Secondly, the notion of home/ motherhood has been vastly diminished, and the feeling of belonging, stability, and continuity has all been exchanged for a new type of stability – defined exclusively within a financial framework and the notion of financial stability.
Thirdly, and, for me, most painfully – the moment of replacement of the symbol (of home) in to a ‘straightforward thing’, a possession like any other that can be bought and exchanged like any other. The home as a marketable property is purely financial rather than having any emotional or symbolic value.
The need to incorporate Western standards has pictured the last decades in the level of the individual behaviour, city shape and society structure. The adaptation of the West was unfortunately taking only selected ‘values of Western society’ – for example - People have been waiting with the years for Mc Donald’s, Benetton and Mango to appear, in their full neon blast, where the real values of the West have been not acknowledged (as less neon representations), like knowledge and expression of personal freedom.
This adaptation has led blindly SEE people into plastic object consumers and kitsch fans.
Parallel to that the face of the cities has been developed by a storm of appropriation of public space by private interest, re-defining the distribution of the wealth and by acceptance of newly defined tastes.

The change within ex – socialistic countries was in many ways ‘fast-forwarded’
Is a possible motive for the ‘fast-forwarded’ change of the country’s policies perhaps a financial insecurity and the encouragement of a certain need for economical stability?

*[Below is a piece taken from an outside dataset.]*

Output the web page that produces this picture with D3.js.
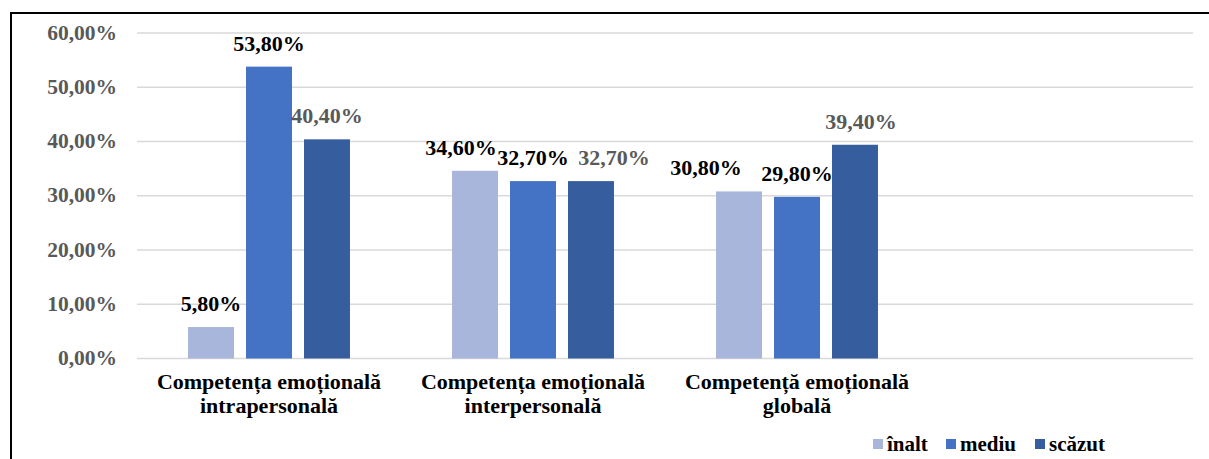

The ‘transfer of economical value’ is a clear illustration of a ‘fast-forwarded’ change within SEE society. Many moral/ethical questions could be stated in this discussion about which methodology of the policy makers is going to apply to this ‘accelerated’ process of modification of the whole society?

When the change is obligatory and imposed, my concern is not related to the reaction that could be provoked by the obligatory nature of this particular change. My concern is directed toward pointing out the reason why and how the obligatory change has been imposed in the first place.